Esta disonancia entre el discurso de apertura y la praxis centralizada es una de las tensiones clave de su legado. Mientras el mundo aplaudía al Papa que preguntaba “¿quién soy yo para juzgar?”, sectores de la jerarquía eclesiástica, como el cardenal alemán Gerhard Müller, advertían sobre los riesgos de una deriva “herética” y un posible cisma. Para ellos, Francisco priorizó la pastoral sobre la doctrina, generando confusión y debilitando la unidad de la Iglesia.
Con la Capilla Sixtina preparándose para un nuevo cónclave, la pregunta que resuena en Roma es si se buscará un continuador de la línea de Francisco o un corrector. La mayoría de los cardenales electores fueron creados por él, pero esto no garantiza lealtad a su proyecto.
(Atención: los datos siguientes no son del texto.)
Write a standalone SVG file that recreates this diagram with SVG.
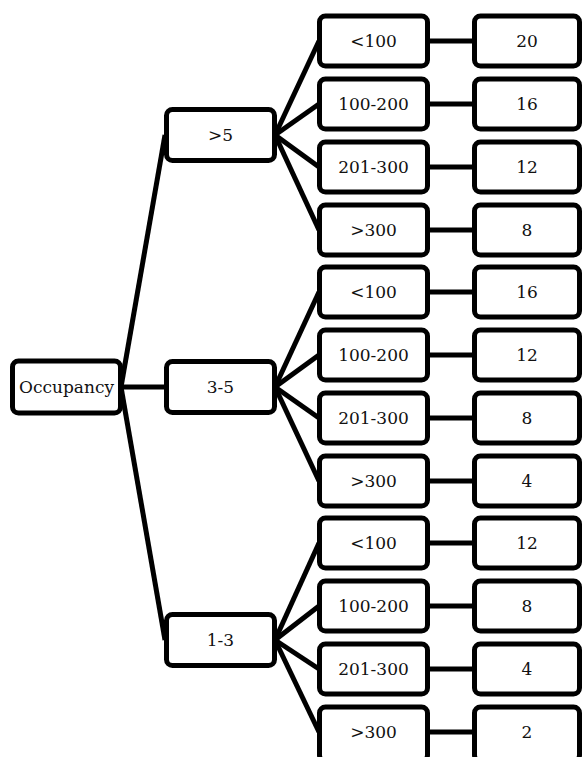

Muchos provienen de esas periferias que él visibilizó y no se conocen entre sí, lo que hace el resultado impredecible.
El legado de Francisco está, por tanto, en disputa. Para millones de católicos y no católicos, fue un faro de esperanza, un líder que acercó la Iglesia a los problemas reales del mundo: la crisis climática (Laudato si"), las migraciones, la pobreza y la guerra. Para sus críticos, fue un pontífice divisivo cuyo gobierno ambiguo y personalista debilitó la institución.
El próximo Papa no solo heredará el trono de Pedro, sino también la tarea de gestionar esta compleja herencia. Su elección determinará si la apertura de Francisco fue el inicio de una nueva era para el catolicismo o una controvertida excepción en su larga historia. La Iglesia, tras el adiós a su pastor argentino, contiene la respiración.